The laser focus on TBTF is also off the mark. Consider 2008’s bank failures. The biggest, WaMu, had $307 billion in assets and $188 billion in deposits—well under Brown-Vitter’s TBTF threshold. IndyMac—the first failing regional bank to make headlines—had $23.5 billion in assets and $6.4 billion in deposits (and about half that when it failed). GMAC had $189.5 billion in assets, but the bank arm had $32.9 billion in assets and $17.7 billion in deposits. Of these institutions, only GMAC was bailed out (nationalized)—the others were bought out. Overall, between 2008 and 2010, 322 banks failed, with a total of around $630 billion in assets. WaMu accounted for about half that. Most banks that went under were teensy.

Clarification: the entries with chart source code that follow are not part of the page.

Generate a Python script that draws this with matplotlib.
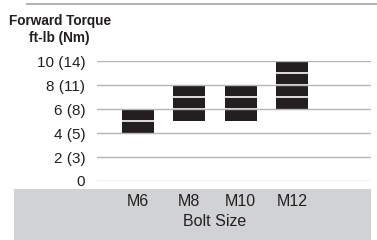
import matplotlib
matplotlib.use("Agg")
import matplotlib.pyplot as plt
from matplotlib.patches import Rectangle
import matplotlib.transforms as mtransforms

categories = ["M6", "M8", "M10", "M12"]
torque_low = [4, 5, 5, 6]
torque_high = [6, 8, 8, 10]
ytick_values = [0, 2, 4, 6, 8, 10]
ytick_labels = ["0", "2 (3)", "4 (5)", "6 (8)", "8 (11)", "10 (14)"]

plt.rcParams['font.family'] = ['Liberation Sans', 'DejaVu Sans']

W, H = 377, 240
fig = plt.figure(figsize=(W / 100, H / 100), dpi=100)

def fx(px):
    return px / W

def fy(py):
    return 1 - py / H

# gray band at bottom
fig.add_artist(Rectangle((fx(14), 0), fx(371) - fx(14), fy(189), transform=fig.transFigure,
                         facecolor="#d1d2d4", edgecolor="none", zorder=-5))
# top rule
fig.add_artist(Rectangle((fx(26), fy(5)), fx(377) - fx(26), 2.0 / H, transform=fig.transFigure,
                         facecolor="#b3b3b3", edgecolor="none", zorder=5))

ax = fig.add_axes([fx(97), fy(181), fx(371) - fx(97), fy(61) - fy(181)])
ax.set_zorder(2)
ax.patch.set_alpha(0)
ax.set_ylim(0, 10)
ax.set_xlim(-0.8, 4.54)

x = list(range(len(categories)))
bw = 0.62
heights = [h - l for l, h in zip(torque_low, torque_high)]
ax.bar(x, heights, bottom=torque_low, width=bw, color="#231f20", zorder=1)
for xi, lo, hi in zip(x, torque_low, torque_high):
    for v in range(lo + 1, hi):
        ax.hlines(v, xi - bw / 2, xi + bw / 2, color="white", linewidth=1.2, zorder=2)

ax.set_yticks(ytick_values)
ax.set_yticklabels(ytick_labels, fontsize=11, color="#231f20")
ax.yaxis.grid(True, color="#b5b5b5", linewidth=1.0, zorder=3)
ax.set_axisbelow(False)
ax.tick_params(axis="y", length=0, pad=8.5)
ax.set_xticks(x)
ax.set_xticklabels(categories, fontsize=11.5, color="#231f20")
ax.tick_params(axis="x", length=0, pad=9.5)
for s in ax.spines.values():
    s.set_visible(False)

trans = mtransforms.blended_transform_factory(ax.transData, fig.transFigure)
ax.text(1.5, fy(221), "Bolt Size", transform=trans, ha="center", va="center",
        fontsize=11.5, color="#231f20")

fig.text(fx(60), fy(21), "Forward Torque", ha="center", va="center", fontsize=9.8,
         fontweight="bold", color="#231f20")
fig.text(fx(59), fy(38), "ft-lb (Nm)", ha="center", va="center", fontsize=9.8,
         fontweight="bold", color="#231f20")

fig.savefig("out.png", dpi=100)
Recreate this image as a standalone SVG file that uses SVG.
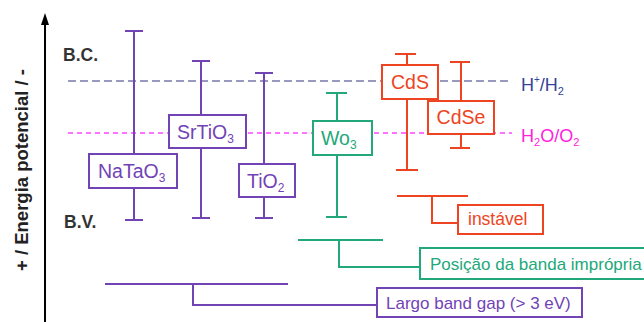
<svg xmlns="http://www.w3.org/2000/svg" width="644" height="322" viewBox="0 0 644 322">
<style>
text{font-family:"Liberation Sans",Arial,sans-serif}
.p{stroke:#7243b5;fill:none;stroke-width:2}
.g{stroke:#22a87a;fill:none;stroke-width:2}
.r{stroke:#ee4422;fill:none;stroke-width:2}
.pb{stroke:#7243b5;fill:#fff;stroke-width:2}
.gb{stroke:#22a87a;fill:#fff;stroke-width:2}
.rb{stroke:#ee4422;fill:#fff;stroke-width:2}
.pt{fill:#7243b5;font-size:19.5px}
.gt{fill:#22a87a;font-size:19.5px}
.rt{fill:#ee4422;font-size:19.5px}
.lab{fill:#333;font-size:17.5px;font-weight:bold}
</style>
<rect width="644" height="322" fill="#fff"/>
<g id="axis">
<line x1="45" y1="22" x2="45" y2="322" stroke="#000" stroke-width="2"/>
<polygon points="45,13 41,25 49,25" fill="#000"/>
<text transform="translate(28,170) rotate(-90)" text-anchor="middle" style="font-size:18.5px;font-weight:bold;fill:#222">+ / Energia potencial / -</text>
<text x="63" y="61" class="lab">B.C.</text>
<text x="64" y="228" class="lab">B.V.</text>
</g>
<g id="levels">
<line x1="68" y1="81" x2="511" y2="81" stroke="#7878a8" stroke-width="1.5" stroke-dasharray="8,4"/>
<line x1="68" y1="133" x2="512" y2="133" stroke="#ff44ff" stroke-width="1.5" stroke-dasharray="5,4"/>
<text x="521" y="91" style="font-size:18px;fill:#334499">H<tspan dy="-8" font-size="10">+</tspan><tspan dy="8">/H</tspan><tspan dy="4" font-size="11">2</tspan></text>
<text x="521" y="142" style="font-size:18px;fill:#ff22dd">H<tspan dy="4" font-size="11">2</tspan><tspan dy="-4">O/O</tspan><tspan dy="4" font-size="11">2</tspan></text>
</g>
<g id="connectors">
<path class="p" d="M134 31V220M125 31H143M125 220H143"/>
<path class="p" d="M201 61V218M192 61H210M192 218H210"/>
<path class="p" d="M264 73V218M255 73H273M255 218H273"/>
<path class="g" d="M337 93V217M326 93H347M326 217H347"/>
<path class="r" d="M407 54V170M395 54H416M396 170H418"/>
<path class="r" d="M461 62V148M450 62H470M450 148H470"/>
<path class="r" d="M397 196H468M432 196V223H458"/>
<path class="g" d="M298 240H383M339 240V267H420"/>
<path class="p" d="M105 284H288M193 284V305H377"/>
</g>
<g id="NaTaO3">
<rect class="pb" x="89" y="154" width="88" height="34"/>
<text class="pt" x="98" y="178">NaTaO<tspan dy="4" font-size="12">3</tspan></text>
</g>
<g id="SrTiO3">
<rect class="pb" x="169" y="115" width="77" height="33"/>
<text class="pt" x="177" y="139">SrTiO<tspan dy="4" font-size="12">3</tspan></text>
</g>
<g id="TiO2">
<rect class="pb" x="239" y="164" width="56" height="33"/>
<text class="pt" x="247" y="188">TiO<tspan dy="4" font-size="12">2</tspan></text>
</g>
<g id="WO3">
<rect class="gb" x="313" y="121" width="59" height="34"/>
<text class="gt" x="321" y="145">Wo<tspan dy="4" font-size="12">3</tspan></text>
</g>
<g id="CdS">
<rect class="rb" x="382" y="65" width="56" height="34"/>
<text class="rt" x="410" y="89" text-anchor="middle">CdS</text>
</g>
<g id="CdSe">
<rect class="rb" x="428" y="101" width="66" height="33"/>
<text class="rt" x="461" y="124" text-anchor="middle">CdSe</text>
</g>
<g id="instavel">
<rect class="rb" x="458" y="205" width="85" height="29"/>
<text x="468" y="225" style="fill:#ee4422;font-size:17.5px">instável</text>
</g>
<g id="posicao">
<rect class="gb" x="420" y="248" width="240" height="31"/>
<text x="430" y="270" style="fill:#22a87a;font-size:17px">Posição da banda imprópria</text>
</g>
<g id="largo">
<rect class="pb" x="377" y="288" width="205" height="29"/>
<text x="386" y="309" style="fill:#7243b5;font-size:17px">Largo band gap (&gt; 3 eV)</text>
</g>
</svg>
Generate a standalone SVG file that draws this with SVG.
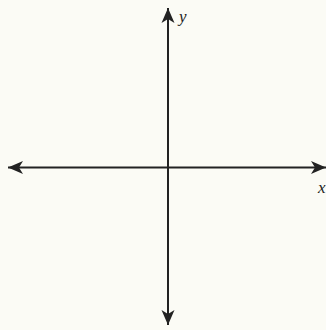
<svg xmlns="http://www.w3.org/2000/svg" width="326" height="330" viewBox="0 0 326 330">
<style>
.ax{stroke:#222;stroke-width:2;fill:none}
.lbl{font-family:"Liberation Serif",serif;font-style:italic;font-size:17px;fill:#222}
</style>
<defs>
<marker id="ah" markerWidth="16" markerHeight="14" refX="15" refY="7" orient="auto-start-reverse" markerUnits="userSpaceOnUse">
<path d="M15,7 L0,0.5 L4,7 L0,13.5 Z" fill="#222"/>
</marker>
</defs>
<rect width="326" height="330" fill="#fbfbf5"/>
<g id="connectors">
<line class="ax" x1="168" y1="8" x2="168" y2="325" marker-start="url(#ah)" marker-end="url(#ah)"/>
<line class="ax" x1="8" y1="167.5" x2="326" y2="167.5" marker-start="url(#ah)" marker-end="url(#ah)"/>
</g>
<g id="y-label"><text class="lbl" x="179" y="22">y</text></g>
<g id="x-label"><text class="lbl" x="318" y="193">x</text></g>
</svg>
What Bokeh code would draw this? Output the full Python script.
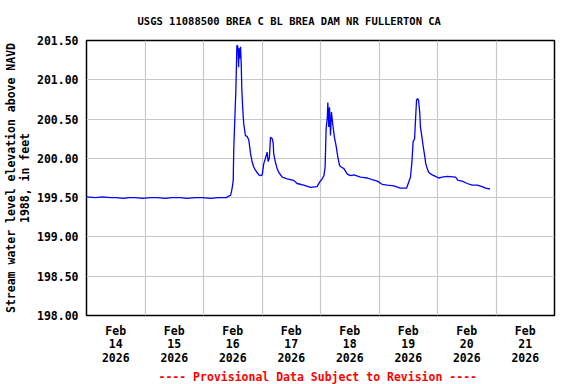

The TBTF crowd, by contrast, largely pulled through. Yes, some had funding squeezes and balance sheet troubles, but those that needed capital raised it from shareholders—something they were able to do because of their size. Size also helped these banks ride to the rescue in 2008 by buying failed banks’ assets and liabilities—Wachovia, WaMu and others were absorbed by TBTFs. Some might quibble about TARP assistance, but TARP was designed to try to fill the hole mark-to-market accounting created. That was a regulatory issue, not a size issue, and the funds were foisted upon institutions regardless of whether or not they needed the funds. Today, the TBTFs have pretty healthy balance sheets. The six exceeding Brown-Vitter’s threshold have Tier-1 capital ranging from 11.75% to 17.9% as of their latest filings. That’s well in excess of Basel standards and where banks were pre-2008. Banks are already making every effort to prevent themselves from going belly up. (Amazingly, when left to their own devices, banks want to do what it takes to be a long-term going concern.)
Some argue the problem isn’t just that banks are too big to fail, but that they’re too big to jail—that, as Attorney General Eric Holder told Congress last month, if the government prosecuted their allegedly criminal behavior, the economic fallout would be too great. Yet Holder offered no specifics, and there’s no evidence the government has passed on prosecuting any US bank due to its size. If they have passed on prosecutions, that’s likely more a political choice than an economic one. There’s no evidence prosecuting has automatic economic consequences. UK banks are mired in legal proceedings for the LIBOR scandal, and some have already paid the piper, but economic Armageddon hasn’t ensued.
As we’ve said before, we’re not anti-regulation—the industry needs oversight to ensure transparency and foster prudent management. And TBTF banks may indeed be a greater systemic risk. But by trying to fix that, politicians likely end up doing more harm than the big banks they so fear—which also do quite a bit of good by using their economies of scale to underwrite the largest loans and projects. Perhaps a better fix would be to foster competition from smaller banks—create a more flexible system that allows challengers to flourish and grow and give the big boys a run for their money. And to enable that, instead of overreaching like they have since 2008, perhaps our politicians should steal a page from the late Margaret Thatcher’s playbook and bring back the Big Bang.